Have you ever been hurt by a joke, even though it was offered in jest? I was having an online conversation in a class I am teaching about teams at work.
The discussion was relative to having online messages misinterpreted. Clearly we have all experienced this uncomfortable situation more than once.
I got so fascinated about this topic that I wrote a book on it a few years ago.
One student brought up a situation that is common in person as well as online, but the damage done online is usually much larger. This is when a person tries to rib another person with a joke, but the meaning on the part of the receiver is taken literally.
The writer is astonished when the reader takes umbrage at the barb. The writer says, “but I was only joking.”
When people say things in jest, there is usually an element of truth in them. Jokes are often just distortions of reality; that is what makes them humorous. The problem occurs when we make a joke where the punch line puts down another person.
This is so common you probably witness it a dozen times a day or more, and it hardly registers because it is ubiquitous. If you are listening for it, you will hear it often.
Unfortunately, when the joke is documented in online exchanges, there isn’t the opportunity for the writer to let the other person know through body language that the barb is totally in jest.
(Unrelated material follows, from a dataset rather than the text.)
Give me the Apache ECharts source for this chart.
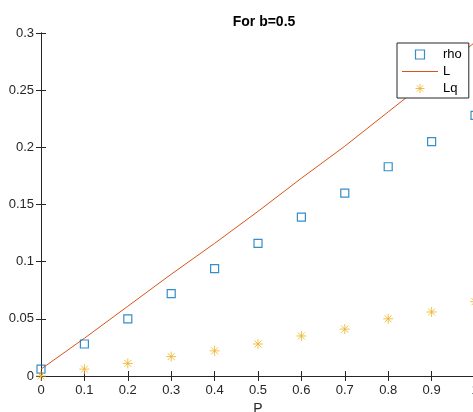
<!DOCTYPE html>
<html>
<head>
<meta charset="utf-8">
<script src="https://cdn.jsdelivr.net/npm/echarts@6/dist/echarts.min.js"></script>
<style>
  html, body { margin: 0; padding: 0; background: #fff; }
  #chart { width: 473px; height: 412px; }
</style>
</head>
<body>
<div id="chart"></div>
<script>
// values
var P = [0, 0.1, 0.2, 0.3, 0.4, 0.5, 0.6, 0.7, 0.8, 0.9, 1.0];
var rho = [0.006, 0.028, 0.050, 0.072, 0.094, 0.116, 0.139, 0.160, 0.183, 0.205, 0.228];
var L = [0.006, 0.033, 0.061, 0.089, 0.116, 0.144, 0.173, 0.201, 0.231, 0.261, 0.292];
var Lq = [0, 0.006, 0.011, 0.017, 0.022, 0.028, 0.035, 0.041, 0.050, 0.056, 0.065];
var yTicks = [0, 0.05, 0.1, 0.15, 0.2, 0.25, 0.3];

var axisCol = '#262626';
var font = 'Liberation Sans, Arial, sans-serif';
var star = 'path://M0,-5L0,5M-5,0L5,0M-3.5,-3.5L3.5,3.5M-3.5,3.5L3.5,-3.5';
var square = 'path://M0,0L10,0L10,10L0,10Z';
var dash = 'path://M0,0L36,0L36,1L0,1Z';

function pairs(ys) {
  return P.map(function (p, i) { return [p, ys[i]]; });
}

var chart = echarts.init(document.getElementById('chart'));
chart.setOption({
  animation: false,
  backgroundColor: '#fff',
  title: {
    text: 'For b=0.5',
    left: 259,
    top: 10,
    textAlign: 'center',
    textStyle: { fontFamily: font, fontSize: 14, fontWeight: 'bold', color: '#000' }
  },
  grid: { left: 41, right: -2, top: 33, bottom: 36, outerBoundsMode: 'none', containLabel: false },
  legend: {
    orient: 'vertical',
    left: 397,
    top: 43,
    padding: [5, 7, 3, 5],
    itemGap: 4,
    itemWidth: 36,
    itemHeight: 9,
    symbolKeepAspect: true,
    backgroundColor: '#fff',
    borderColor: '#262626',
    borderWidth: 1,
    borderRadius: 0,
    textStyle: { fontFamily: font, fontSize: 13, color: '#000' },
    data: [
      { name: 'rho', icon: square, itemStyle: { color: 'rgba(0,0,0,0)', borderColor: '#0072BD', borderWidth: 1.2 } },
      { name: 'L', icon: dash, itemStyle: { color: '#D95319', borderWidth: 0 } },
      { name: 'Lq', icon: star, itemStyle: { color: 'rgba(0,0,0,0)', borderColor: '#EDB120', borderWidth: 1 } }
    ]
  },
  xAxis: [{
    type: 'value', min: 0, max: 1, interval: 0.1,
    name: 'P', nameLocation: 'middle', nameGap: 26,
    nameTextStyle: { fontFamily: font, fontSize: 14, color: axisCol },
    axisLine: { lineStyle: { color: axisCol, width: 1 } },
    axisTick: { inside: true, length: 5, lineStyle: { color: axisCol } },
    axisLabel: { fontFamily: font, fontSize: 13, color: axisCol, margin: 8 },
    splitLine: { show: false }
  }, {
    type: 'value', min: 0, max: 1, interval: 0.1, position: 'top',
    axisLine: { lineStyle: { color: axisCol, width: 1 } },
    axisTick: { inside: true, length: 5, lineStyle: { color: axisCol } },
    axisLabel: { show: false },
    splitLine: { show: false }
  }],
  yAxis: [{
    type: 'value', min: 0, max: 0.3, interval: 0.05,
    axisLine: { show: true, lineStyle: { color: axisCol, width: 1 } },
    axisTick: { show: true, inside: true, length: 5, lineStyle: { color: axisCol } },
    axisLabel: {
      fontFamily: font, fontSize: 13, color: axisCol, margin: 7,
      formatter: function (v) {
        var t = yTicks.find(function (k) { return Math.abs(k - v) < 1e-9; });
        return String(t !== undefined ? t : v);
      }
    },
    splitLine: { show: false }
  }, {
    type: 'value', min: 0, max: 0.3, interval: 0.05, position: 'right',
    axisLine: { show: true, lineStyle: { color: axisCol, width: 1 } },
    axisTick: { show: true, inside: true, length: 5, lineStyle: { color: axisCol } },
    axisLabel: { show: false },
    splitLine: { show: false }
  }],
  series: [{
    name: 'rho',
    type: 'scatter',
    data: pairs(rho),
    symbol: 'rect',
    symbolSize: 8,
    itemStyle: { color: 'rgba(0,0,0,0)', borderColor: '#0072BD', borderWidth: 1.2 },
    z: 3
  }, {
    name: 'L',
    type: 'line',
    data: pairs(L),
    symbol: 'none',
    lineStyle: { color: '#D95319', width: 1 },
    itemStyle: { color: '#D95319' },
    z: 2
  }, {
    name: 'Lq',
    type: 'scatter',
    data: pairs(Lq),
    symbol: star,
    symbolSize: 10,
    itemStyle: { color: 'rgba(0,0,0,0)', borderColor: '#EDB120', borderWidth: 1 },
    z: 3
  }]
});
</script>
</body>
</html>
Actually, even in person there is usually a part of the barb that is for real. Online, the danger is magnified for two reasons,
1) the person cannot see the facial expression and emoticons often are misinterpreted as well, and
2) e-mails are permanent, so the person can read and re-read the joke. It becomes more menacing with each iteration.
The antidote for this common problem is to establish five behavioral norms in your work group as follows:
1. We will not make jokes in any forum at another person’s expense.
2. We will praise in public or online but offer constructive criticism face to face in private.
3. When there is a disconnect in communication, we will always assume the best intent and check it out.
4. If something in an e-mail seems upsetting, it is up to the person who is upset to meet face to face with the other person as soon as possible.
5. We will call each other out politely if we see violations of these rules.
These five rules are not difficult, but it does take some training and resolve to get all people in a population to comply with them.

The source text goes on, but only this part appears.